As the PC (USA) Study Catechism puts it, “He was the Lord who took the form of a servant; he perfected royal power in weakness. With no sword but the sword of righteousness, and no power but the power of love, Christ defeated sin, evil and death by reigning from the cross.”[7] Kings reign from elaborate and ornate thrones and wield power through wealth and weapons. But Jesus is a king who uses the power of love to break through the lovelessness of our world. Kings use the systems and structures of the world to keep things the way they are, but Jesus is a king to sets us free from all the oppressive structures and vicious circles of domination, oppression and subjugation.[8] When we celebrate Christ as “king” it represents “the most radical reversal of the ideal of rule that can be conceived.”[9]

We celebrate Christ as our “king” on this day because the good news of the New Testament is that in Jesus the Christ God has begun to make the blessings of his kingdom available here and now! We celebrate Christ as our “king” because he is the one who exercises all “authority in heaven and on earth” by “emptying himself even to death on a cross.”[10] We celebrate Christ as our “king” because through him we can already have a foretaste of the peace and joy and everlasting life of God’s kingdom.[11]

[1] © 2007 Alan Brehm. A sermon preached by Rev. Dr. Alan Brehm on 11/25/2007 at First Presbyterian Church, Dickinson, TX.

[2] Ps 85:10; Isa. 9:7; 52:7; Lk. 2:14; Rom. 14:17; Eph. 2:15.

[3] Isa. 2:1-4; 25:8; Rev. 7:17; 21:4.

[4] Jer. 31:31-34; Isa. 40:5; 49:26; 66:23.

[5] Rom. 5:17, 21; 1 Cor. 15:22; Rev. 21:6.

[6] Isa. 55:17; Rom. 14:17; cf. Jürgen Moltmann, “The Disarming Child,” in The Power of the Powerless, 34.

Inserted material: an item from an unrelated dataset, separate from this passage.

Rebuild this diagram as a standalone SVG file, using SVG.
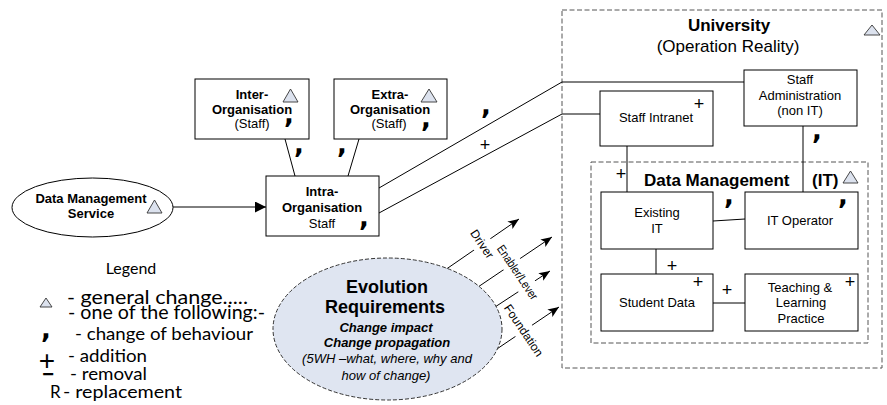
<svg xmlns="http://www.w3.org/2000/svg" width="887" height="405" viewBox="0 0 887 405">
<defs>
<marker id="ah" markerUnits="userSpaceOnUse" markerWidth="12" markerHeight="10" refX="11" refY="4.5" orient="auto">
<path d="M0,0 L11,4.5 L0,9 L2.5,4.5 Z" fill="#000"/>
</marker>
<marker id="ah2" markerUnits="userSpaceOnUse" markerWidth="12" markerHeight="12" refX="11" refY="5.5" orient="auto">
<path d="M0,0 L11,5.5 L0,11 Z" fill="#000"/>
</marker>
</defs>
<style>
.box{fill:#fff;stroke:#000;stroke-width:1}
.ln{fill:none;stroke:#000;stroke-width:1}
.dash{fill:none;stroke:#555;stroke-width:1;stroke-dasharray:5 2.5}
.tri{fill:#dce2ee;stroke:#333;stroke-width:0.9}
.t{font-family:"Liberation Sans",Arial,sans-serif;font-size:13px;fill:#000;text-anchor:middle}
.b{font-weight:bold}
.cm{font-family:"DejaVu Sans",sans-serif;font-weight:bold;font-size:26px;fill:#000;text-anchor:middle}
.pl{font-family:"Liberation Sans",Arial,sans-serif;font-size:18px;fill:#000;text-anchor:middle}
.lg{font-family:Lato,"Open Sans",sans-serif;fill:#000}
.rl{font-family:"Liberation Sans",Arial,sans-serif;font-size:12px;fill:#000;text-anchor:middle}
</style>
<rect width="887" height="405" fill="#fff"/>

<g id="university">
<rect x="562" y="10" width="320" height="358" class="dash"/>
<text x="729" y="31" class="t b" style="font-size:17px">University</text>
<text x="728" y="52" class="t" style="font-size:17px">(Operation Reality)</text>
<polygon class="tri" points="864,35 872,25 880,35"/>
</g>

<g id="data-management">
<rect x="591" y="162" width="277" height="181" class="dash"/>
<text x="644" y="186" class="t b" style="font-size:17px;text-anchor:start">Data Management</text>
<text x="812" y="186" class="t b" style="font-size:17px;text-anchor:start">(IT)</text>
<polygon class="tri" points="843,183 850.5,171 858,183"/>
<text x="621" y="180" class="pl">+</text>
</g>

<g id="connectors">
<line class="ln" x1="285" y1="139" x2="295" y2="176"/>
<line class="ln" x1="359" y1="139" x2="348" y2="176"/>
<line class="ln" x1="173" y1="207" x2="266" y2="207" marker-end="url(#ah2)"/>
<polyline class="ln" points="379,188 562,82 744,82"/>
<polyline class="ln" points="379,213 562,114 600,114"/>
<line class="ln" x1="627" y1="146" x2="627" y2="192"/>
<line class="ln" x1="803" y1="126" x2="803" y2="192"/>
<line class="ln" x1="713" y1="221" x2="745" y2="219"/>
<line class="ln" x1="656" y1="249" x2="656" y2="274"/>
<line class="ln" x1="713" y1="303" x2="745" y2="303"/>
<line class="ln" x1="445" y1="270" x2="519" y2="219" marker-end="url(#ah)"/>
<line class="ln" x1="478" y1="287" x2="552" y2="237" marker-end="url(#ah)"/>
<line class="ln" x1="495" y1="307" x2="550" y2="271" marker-end="url(#ah)"/>
<line class="ln" x1="488" y1="355" x2="559" y2="307" marker-end="url(#ah)"/>
<g transform="translate(482,244) rotate(56)">
<rect x="-19" y="-10" width="38" height="20" fill="#fff"/>
<text x="0" y="4" class="rl">Driver</text>
</g>
<g transform="translate(517.5,272.5) rotate(56)">
<rect x="-33" y="-10" width="66" height="20" fill="#fff"/>
<text x="0" y="4" class="rl" textLength="63" lengthAdjust="spacingAndGlyphs">Enabler/Lever</text>
</g>
<g transform="translate(523.5,330.5) rotate(56)">
<rect x="-32" y="-10" width="64" height="20" fill="#fff"/>
<text x="0" y="4" class="rl">Foundation</text>
</g>
<text x="299" y="153" class="cm">,</text>
<text x="342" y="153" class="cm">,</text>
<text x="486" y="114" class="cm">,</text>
<text x="485" y="151" class="pl">+</text>
<text x="729" y="204" class="cm">,</text>
<text x="817" y="139" class="cm">,</text>
<text x="672" y="272" class="pl">+</text>
<text x="727" y="296" class="pl">+</text>
</g>

<g id="dms">
<ellipse cx="92.5" cy="207.5" rx="80.5" ry="29.5" class="box"/>
<text x="91" y="203" class="t b">Data Management</text>
<text x="91" y="218" class="t b">Service</text>
<polygon class="tri" points="147,213 154.5,200 162,213"/>
</g>

<g id="inter-org">
<rect x="195" y="79" width="114" height="60" class="box"/>
<text x="252" y="99" class="t b">Inter-</text>
<text x="252" y="114" class="t b">Organisation</text>
<text x="252" y="128" class="t">(Staff)</text>
<polygon class="tri" points="283,102 290.5,89 298,102"/>
<text x="289" y="123" class="cm">,</text>
</g>

<g id="extra-org">
<rect x="334" y="79" width="113" height="60" class="box"/>
<text x="390" y="99" class="t b">Extra-</text>
<text x="390" y="114" class="t b">Organisation</text>
<text x="389" y="128" class="t">(Staff)</text>
<polygon class="tri" points="421,102 429,89 437,102"/>
<text x="426" y="127" class="cm">,</text>
</g>

<g id="intra-org">
<rect x="266" y="176" width="113" height="60" class="box"/>
<text x="322" y="196" class="t b">Intra-</text>
<text x="322" y="212" class="t b">Organisation</text>
<text x="322" y="228" class="t">Staff</text>
<text x="364" y="226" class="cm">,</text>
</g>

<g id="staff-intranet">
<rect x="600" y="91" width="113" height="55" class="box"/>
<text x="656" y="122" class="t">Staff Intranet</text>
<text x="699" y="110" class="pl">+</text>
</g>

<g id="staff-admin">
<rect x="744" y="70" width="113" height="56" class="box"/>
<text x="800" y="84" class="t">Staff</text>
<text x="800" y="100" class="t">Administration</text>
<text x="800" y="115" class="t">(non IT)</text>
</g>

<g id="existing-it">
<rect x="601" y="192" width="112" height="57" class="box"/>
<text x="657" y="217" class="t">Existing</text>
<text x="657" y="233" class="t">IT</text>
</g>

<g id="it-operator">
<rect x="745" y="192" width="113" height="57" class="box"/>
<text x="800" y="225" class="t">IT Operator</text>
<text x="843" y="204" class="cm">,</text>
</g>

<g id="student-data">
<rect x="601" y="274" width="112" height="57" class="box"/>
<text x="657" y="307" class="t">Student Data</text>
<text x="698" y="288" class="pl">+</text>
</g>

<g id="teaching">
<rect x="745" y="274" width="113" height="57" class="box"/>
<text x="800" y="292" class="t">Teaching  &amp;</text>
<text x="801" y="307" class="t">Learning</text>
<text x="801" y="323" class="t">Practice</text>
<text x="850" y="288" class="pl">+</text>
</g>

<g id="evolution">
<ellipse cx="387.5" cy="329" rx="114.5" ry="71" fill="#dfe5f1" stroke="#333" stroke-width="1" stroke-dasharray="4 2"/>
<text x="387" y="293" class="t b" style="font-size:18px">Evolution</text>
<text x="385" y="313" class="t b" style="font-size:18px">Requirements</text>
<text x="386" y="332" class="t b" style="font-style:italic">Change impact</text>
<text x="387" y="347" class="t b" style="font-style:italic">Change propagation</text>
<text x="387" y="363" class="t" style="font-style:italic">(5WH –what, where, why and</text>
<text x="386" y="380" class="t" style="font-style:italic">how of change)</text>
</g>

<g id="legend">
<text x="131" y="274" class="lg" style="font-size:16px;text-anchor:middle">Legend</text>
<polygon class="tri" points="40,307 46,298 52,307"/>
<text x="67" y="304" class="lg" style="font-size:20px" textLength="181" lengthAdjust="spacingAndGlyphs">- general change.....</text>
<text x="68" y="319" class="lg" style="font-size:20px" textLength="197" lengthAdjust="spacingAndGlyphs">- one of the following:-</text>
<text x="46" y="338" class="cm">,</text>
<text x="75" y="340" class="lg" style="font-size:17px" textLength="178" lengthAdjust="spacingAndGlyphs">- change of behaviour</text>
<text x="47" y="370" class="pl" style="font-size:28px">+</text>
<text x="68" y="362" class="lg" style="font-size:17px" textLength="79" lengthAdjust="spacingAndGlyphs">- addition</text>
<text x="48" y="381" class="pl b" style="font-size:20px">−</text>
<text x="70" y="380" class="lg" style="font-size:17px" textLength="77" lengthAdjust="spacingAndGlyphs">- removal</text>
<text x="50" y="398" class="lg" style="font-size:17px">R</text>
<text x="63" y="398" class="lg" style="font-size:17px" textLength="119" lengthAdjust="spacingAndGlyphs">- replacement</text>
</g>
</svg>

[7] The Study Catechism, question 41.

[8] Jürgen Moltmann, The Church in the Power of the Spirit, 87-98, 99, 223.

[9] Moltmann, Church in the Power, 102; he elaborates (p. 103), “True dominion does not consist of enslaving others but in becoming a servant of others; not in the exercise of power, but in the exercise of love; not in being served but in freely serving; not in sacrificing the subjugated but in self-sacrifice.”

[10] Moltmann, Church in the Power, 103.

[11] Moltmann, “The Disarming Child,” in The Power of the Powerless, 36.